**What this task involves:** Below are records; please write out exactly the lines from the first line through the line containing "const xTickValues = [0, 50, 100];", with no pictures.

**Dataset content:**
— begin —

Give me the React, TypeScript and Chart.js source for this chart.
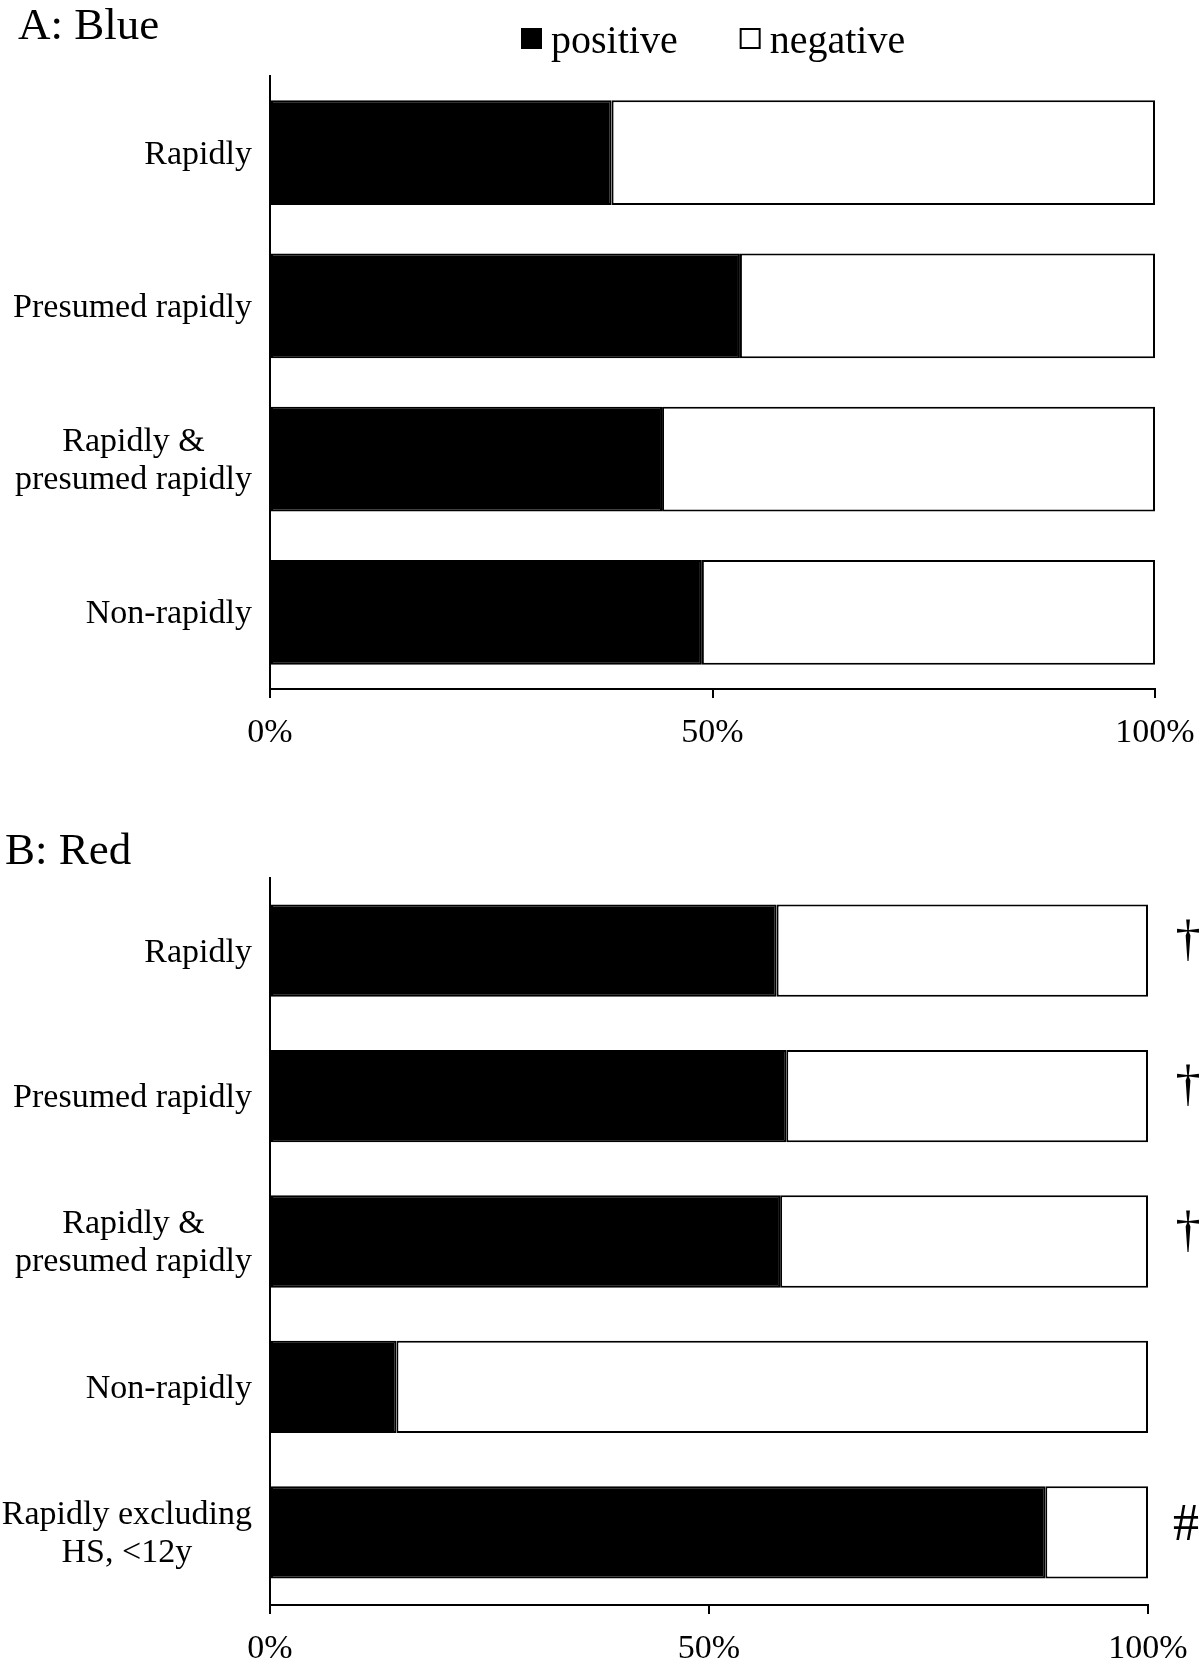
import React, { useEffect, useRef } from 'react';
import { Chart, registerables } from 'chart.js';
Chart.register(...registerables);

const FONT = '"Liberation Serif", "Times New Roman", serif';

const panelATitle = 'A: Blue';
const panelBTitle = 'B: Red';
const seriesNames = ['positive', 'negative'];
const xTickValues = [0, 50, 100];

const categoriesA = [['Rapidly'], ['Presumed rapidly'], ['Rapidly &', 'presumed rapidly'], ['Non-rapidly']];
const positiveA = [38.6, 53.1, 44.3, 48.8];
const negativeA = [61.4, 46.9, 55.7, 51.2];

const categoriesB = [
  ['Rapidly'],
  ['Presumed rapidly'],
  ['Rapidly &', 'presumed rapidly'],
  ['Non-rapidly'],
  ['Rapidly excluding', 'HS, <12y'],
];
const positiveB = [57.7, 58.8, 58.1, 14.4, 88.3];
const negativeB = [42.3, 41.2, 41.9, 85.6, 11.7];
const marksB = ['\u2020', '\u2020', '\u2020', '', '#'];

type PanelSpec = {
  title: string;
  titleX: number;
  titleBaseline: number;
  categories: string[][];
  positive: number[];
  negative: number[];
  marks?: string[];
  showLegend: boolean;
  padTop: number;
  padRight: number;
  xAxisHeight: number;
  barPct: number;
};

function makeChart(canvas: HTMLCanvasElement, spec: PanelSpec) {
  const overlay = {
    id: 'overlay',
    afterDraw(chart: any) {
      const ctx = chart.ctx;
      const ys = chart.scales.y;
      const area = chart.chartArea;
      ctx.save();
      ctx.fillStyle = '#000';
      // title
      ctx.font = `45px ${FONT}`;
      ctx.textAlign = 'left';
      ctx.textBaseline = 'alphabetic';
      ctx.fillText(spec.title, spec.titleX, spec.titleBaseline);
      // category labels
      ctx.font = `34px ${FONT}`;
      ctx.textAlign = 'center';
      ctx.textBaseline = 'middle';
      const rightEdge = area.left - 18;
      spec.categories.forEach((lines, i) => {
        const w = Math.max(...lines.map((l) => ctx.measureText(l).width));
        const cx = rightEdge - w / 2;
        const cy = ys.getPixelForValue(i) + 2;
        lines.forEach((l, j) => {
          ctx.fillText(l, cx, cy + (j - (lines.length - 1) / 2) * 38);
        });
      });
      // marks
      if (spec.marks) {
        ctx.textAlign = 'center';
        ctx.textBaseline = 'alphabetic';
        spec.marks.forEach((m, i) => {
          if (!m) return;
          const cy = ys.getPixelForValue(i);
          if (m === '#') {
            ctx.font = `52px ${FONT}`;
            ctx.fillText(m, area.right + 38, cy + 8);
          } else {
            ctx.font = `50px ${FONT}`;
            ctx.fillText(m, area.right + 40, cy + 4);
          }
        });
      }
      // legend
      if (spec.showLegend) {
        ctx.font = `40px ${FONT}`;
        ctx.textAlign = 'left';
        ctx.textBaseline = 'alphabetic';
        let x = 521;
        chart.data.datasets.forEach((ds: any) => {
          ctx.fillStyle = ds.backgroundColor;
          ctx.fillRect(x, 28, 21, 21);
          ctx.strokeStyle = '#000';
          ctx.lineWidth = 2;
          ctx.strokeRect(x + 1, 29, 19, 19);
          ctx.fillStyle = '#000';
          ctx.fillText(ds.label, x + 30, 53);
          x += 30 + ctx.measureText(ds.label).width + 62;
        });
      }
      ctx.restore();
    },
  };

  return new Chart(canvas, {
    type: 'bar',
    data: {
      labels: spec.categories.map((c) => c.join(' ')),
      datasets: [
        {
          label: seriesNames[0],
          data: spec.positive,
          backgroundColor: '#000000',
          borderColor: '#000000',
          borderWidth: 2,
          borderSkipped: false,
          categoryPercentage: 1,
          barPercentage: spec.barPct,
        },
        {
          label: seriesNames[1],
          data: spec.negative,
          backgroundColor: '#ffffff',
          borderColor: '#000000',
          borderWidth: 2,
          borderSkipped: false,
          categoryPercentage: 1,
          barPercentage: spec.barPct,
        },
      ],
    },
    options: {
      indexAxis: 'y',
      responsive: false,
      animation: false,
      devicePixelRatio: 1,
      layout: { padding: { top: spec.padTop, right: spec.padRight, left: 0, bottom: 0 } },
      plugins: {
        legend: { display: false },
        title: { display: false },
        tooltip: { enabled: false },
      },
      scales: {
        x: {
          stacked: true,
          min: 0,
          max: 100,
          afterBuildTicks: (s: any) => {
            s.ticks = xTickValues.map((v) => ({ value: v }));
          },
          afterFit: (s: any) => {
            s.height = spec.xAxisHeight;
            s.paddingLeft = 0;
            s.paddingRight = 0;
          },
          ticks: {
            callback: (v: any) => `${v}%`,
            font: { family: FONT, size: 34 },
            color: '#000',
            padding: 15,
            maxRotation: 0,
            autoSkip: false,
          },
          grid: {
            display: true,
            drawOnChartArea: false,
            drawTicks: true,
            tickLength: 9,
            color: '#000',
            lineWidth: 2,
          },
          border: { display: true, color: '#000', width: 2 },
        },
        y: {
          stacked: true,
          afterFit: (s: any) => {
            s.width = 270;
          },
          ticks: { display: false },
          grid: { display: false },
          border: { display: true, color: '#000', width: 2 },
        },
      },
    },
    plugins: [overlay],
  } as any);
}

export default function App() {
  const refA = useRef<HTMLCanvasElement>(null);
  const refB = useRef<HTMLCanvasElement>(null);

  useEffect(() => {
    const a = makeChart(refA.current!, {
      title: panelATitle,
      titleX: 18,
      titleBaseline: 39,
      categories: categoriesA,
      positive: positiveA,
      negative: negativeA,
      showLegend: true,
      padTop: 76,
      padRight: 45,
      xAxisHeight: 81,
      barPct: 0.685,
    });
    const b = makeChart(refB.current!, {
      title: panelBTitle,
      titleX: 5,
      titleBaseline: 94,
      categories: categoriesB,
      positive: positiveB,
      negative: negativeB,
      marks: marksB,
      showLegend: false,
      padTop: 108,
      padRight: 52,
      xAxisHeight: 61,
      barPct: 0.635,
    });
    return () => {
      a.destroy();
      b.destroy();
    };
  }, []);

  return (
    <div style={{ position: 'absolute', left: 0, top: 0, width: 1200, height: 1666, background: '#fff' }}>
      <canvas ref={refA} width={1200} height={770} style={{ position: 'absolute', left: 0, top: 0, width: 1200, height: 770 }} />
      <canvas ref={refB} width={1200} height={896} style={{ position: 'absolute', left: 0, top: 770, width: 1200, height: 896 }} />
    </div>
  );
}
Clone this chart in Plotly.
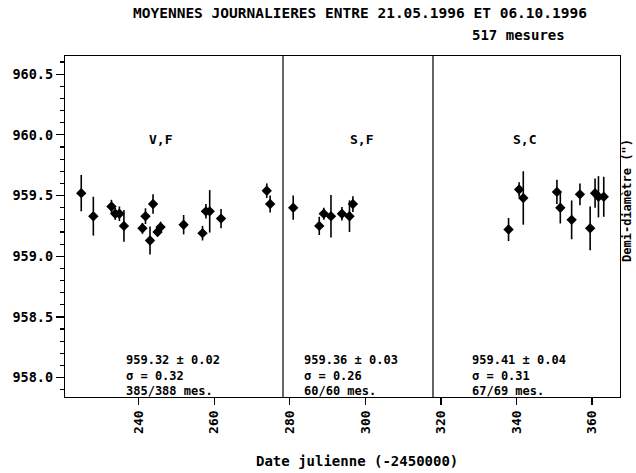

— end —

**Answer to this exercise:**
Give me the React, TypeScript and Chart.js source for this chart.
import React, { useEffect, useRef } from 'react';
import { Chart, registerables } from 'chart.js';
Chart.register(...registerables);

const FONT = '"Liberation Serif", "Times New Roman", serif';

const panelATitle = 'A: Blue';
const panelBTitle = 'B: Red';
const seriesNames = ['positive', 'negative'];
const xTickValues = [0, 50, 100];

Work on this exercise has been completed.